Even as an unreliable narrator, Jason is still compelling and sympathetic. You never know if he’s telling us everything. We’re never sure if he’s actually responsible, until we’re sure. But the story always leaned towards the hopeful – except for his secret. For his voices to get this loud. For them to try so hard to keep him from accessing Sunshine’s voice. You know it’s gotta be a big deal. And of course, it is. This isn’t a little secret. This isn’t Sunshine telling him she’s mildly unhappy. This is the big secret. The sexual abuse secret. And that brings up bigger, realer questions. When a child like Sunshine is being abused, when she has a disorder that doesn’t allow her to speak to others, how does she tell? The name of the disorder sounds like it’s her choice, but it’s not. She really can’t speak to most people. How does she tell? She only speaks to the people she trusts – people who are either in the same situation as her (Jason and Derrick), who would create bigger problems (her brother), or who are responsible for bringing the abuser into her life (her mother). What can you do for a kid like this? How will you ever know what’s happening? But her brother figures it out, and instead of leaning into his violent tendencies, he finds an out for his sister.

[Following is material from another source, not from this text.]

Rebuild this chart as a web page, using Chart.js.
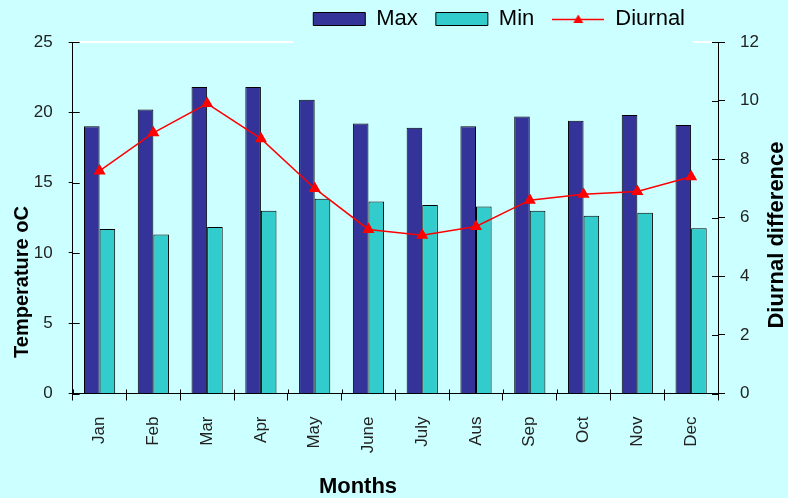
<!DOCTYPE html>
<html lang="en">
<head>
<meta charset="UTF-8">
<title>Monthly temperature</title>
<script src="https://cdn.jsdelivr.net/npm/chart.js"></script>
<style>
  html, body { margin: 0; padding: 0; background: #ccffff; }
  #wrap { width: 788px; height: 498px; position: relative; }
</style>
</head>
<body>
<div id="wrap"><canvas id="tempChart"></canvas></div>
<script>
// Data
const months = ['Jan', 'Feb', 'Mar', 'Apr', 'May', 'June', 'July', 'Aus', 'Sep', 'Oct', 'Nov', 'Dec'];
const maxTemp = [19.0, 20.2, 21.8, 21.8, 20.9, 19.2, 18.9, 19.0, 19.7, 19.4, 19.8, 19.1];
const minTemp = [11.7, 11.3, 11.85, 13.0, 13.85, 13.65, 13.4, 13.3, 13.0, 12.65, 12.85, 11.75];
const diurnal = [7.6, 8.9, 9.9, 8.7, 7.0, 5.6, 5.4, 5.7, 6.6, 6.8, 6.9, 7.4];
const tempTicks = [0, 5, 10, 15, 20, 25];
const diffTicks = [0, 2, 4, 6, 8, 10, 12];

const FONT = "'Liberation Sans', Arial, sans-serif";

// little line + triangle used as the legend symbol for the Diurnal series
const legendLine = document.createElement('canvas');
legendLine.width = 52;
legendLine.height = 14;
(function () {
    const c = legendLine.getContext('2d');
    c.strokeStyle = '#ff0000';
    c.lineWidth = 1.5;
    c.beginPath();
    c.moveTo(0, 7.5);
    c.lineTo(52, 7.5);
    c.stroke();
    c.fillStyle = '#ff0000';
    c.beginPath();
    c.moveTo(26, 2.5);
    c.lineTo(31, 11);
    c.lineTo(21, 11);
    c.closePath();
    c.fill();
})();

// push the legend to the right, over the plot area, as in the Excel original
const legendShift = {
    id: 'legendShift',
    afterLayout(chart) {
        chart.legend.right = chart.chartArea.right - 15;
        chart.legend.top -= 10;
    }
};

// white top edge, inner half of the cross tick marks and the axis titles
const extras = {
    id: 'extras',
    afterDraw(chart) {
        const { ctx, chartArea: a, scales } = chart;
        const lg = chart.legend;
        ctx.save();

        const gapL = lg.right - lg.lineWidths[0] - 20;
        const gapR = lg.right - 10;
        ctx.strokeStyle = '#ffffff';
        ctx.lineWidth = 2;
        ctx.beginPath();
        ctx.moveTo(a.left + 1, a.top);
        ctx.lineTo(gapL, a.top);
        ctx.moveTo(gapR, a.top);
        ctx.lineTo(a.right - 6, a.top);
        ctx.stroke();

        ctx.strokeStyle = '#000000';
        ctx.lineWidth = 1;
        ctx.beginPath();
        scales.y.ticks.forEach(t => {
            const py = Math.round(scales.y.getPixelForValue(t.value)) + 0.5;
            ctx.moveTo(a.left, py);
            ctx.lineTo(a.left + 7, py);
        });
        scales.y1.ticks.forEach(t => {
            const py = Math.round(scales.y1.getPixelForValue(t.value)) + 0.5;
            ctx.moveTo(a.right - 6, py);
            ctx.lineTo(a.right, py);
        });
        for (let i = 0; i <= months.length; i++) {
            const px = Math.round(scales.x.getPixelForValue(i - 0.5)) + 0.5;
            ctx.moveTo(px, a.bottom);
            ctx.lineTo(px, a.bottom - 4);
        }
        ctx.stroke();

        ctx.fillStyle = '#000000';
        ctx.textAlign = 'center';
        ctx.textBaseline = 'middle';

        ctx.font = 'bold 20px ' + FONT;
        ctx.save();
        ctx.translate(22, 282);
        ctx.rotate(-Math.PI / 2);
        ctx.fillText('Temperature oC', 0, 0);
        ctx.restore();

        ctx.font = 'bold 22px ' + FONT;
        ctx.save();
        ctx.translate(777, 235);
        ctx.rotate(-Math.PI / 2);
        ctx.fillText('Diurnal difference', 0, 0);
        ctx.restore();

        ctx.fillText('Months', 358, 487);
        ctx.restore();
    }
};

const tickFont = { family: FONT, size: 17 };

new Chart(document.getElementById('tempChart'), {
    type: 'bar',
    data: {
        labels: months,
        datasets: [
            {
                label: 'Max',
                data: maxTemp,
                backgroundColor: '#333399',
                borderColor: '#000000',
                borderWidth: 1,
                categoryPercentage: 0.58,
                barPercentage: 1.0,
                yAxisID: 'y',
                order: 1
            },
            {
                label: 'Min',
                data: minTemp,
                backgroundColor: '#33cccc',
                borderColor: '#000000',
                borderWidth: 1,
                categoryPercentage: 0.58,
                barPercentage: 1.0,
                yAxisID: 'y',
                order: 1
            },
            {
                type: 'line',
                label: 'Diurnal',
                data: diurnal,
                borderColor: '#ff0000',
                backgroundColor: '#ff0000',
                borderWidth: 1.5,
                tension: 0,
                pointStyle: 'triangle',
                pointRadius: 5.5,
                pointBackgroundColor: '#ff0000',
                pointBorderColor: '#ff0000',
                yAxisID: 'y1',
                order: 0
            }
        ]
    },
    options: {
        responsive: true,
        maintainAspectRatio: false,
        animation: false,
        layout: { padding: 0 },
        plugins: {
            tooltip: { enabled: false },
            legend: {
                position: 'top',
                align: 'end',
                maxHeight: 42,
                labels: {
                    usePointStyle: true,
                    pointStyleWidth: 52,
                    boxHeight: 13,
                    padding: 18,
                    color: '#000000',
                    font: { family: FONT, size: 22 },
                    sort: (a, b) => a.datasetIndex - b.datasetIndex,
                    generateLabels(chart) {
                        const items = Chart.defaults.plugins.legend.labels.generateLabels(chart);
                        items.forEach(it => {
                            if (it.datasetIndex === 2) {
                                it.pointStyle = legendLine;
                                it.lineWidth = 0;
                            } else {
                                it.pointStyle = 'rect';
                                it.lineWidth = 1;
                                it.strokeStyle = '#000000';
                            }
                        });
                        return items;
                    }
                }
            }
        },
        scales: {
            x: {
                grid: { offset: true, drawOnChartArea: false, tickLength: 7, color: '#000000' },
                border: { color: '#000000', width: 1 },
                ticks: {
                    minRotation: 90,
                    maxRotation: 90,
                    autoSkip: false,
                    padding: 16,
                    color: '#222222',
                    font: tickFont
                },
                afterFit(s) { s.height = 104.5; }
            },
            y: {
                position: 'left',
                min: tempTicks[0],
                max: tempTicks[tempTicks.length - 1],
                grid: { drawOnChartArea: false, tickLength: 4, color: '#000000' },
                border: { color: '#000000', width: 1 },
                ticks: {
                    stepSize: tempTicks[1] - tempTicks[0],
                    padding: 16,
                    color: '#222222',
                    font: tickFont
                },
                afterFit(s) { s.width = 72.7; }
            },
            y1: {
                position: 'right',
                min: diffTicks[0],
                max: diffTicks[diffTicks.length - 1],
                grid: { drawOnChartArea: false, tickLength: 7, color: '#000000' },
                border: { color: '#000000', width: 1 },
                ticks: {
                    stepSize: diffTicks[1] - diffTicks[0],
                    padding: 15,
                    color: '#222222',
                    font: tickFont
                },
                afterFit(s) { s.width = 70; }
            }
        }
    },
    plugins: [legendShift, extras]
});
</script>
</body>
</html>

The themes in this book are huge. For something that’s so tiny – really, it’s very short – it’s a long read. I could have finished it in a couple hours – lengthwise – but the content, the content is heavy. There are so many realities. Do we talk about how children with disorders are treated in the public school system? Do we talk about sexual abuse against children? Do we talk about how our school systems are so underfunded that they often can’t do proper background checks on their teachers? Do we talk about the underground community that needs to exist because there are so many women who are victims of abuse? Notice there are questions here that I haven’t addressed in the review? Yeah, that’s because there’s just so much happening in this book. It’s both full of hope and so utterly hopeless all at once. It’s messy, and scary, and necessary to look at the whole person, not just one aspect. Freaks Like Us is absolutely worth the read.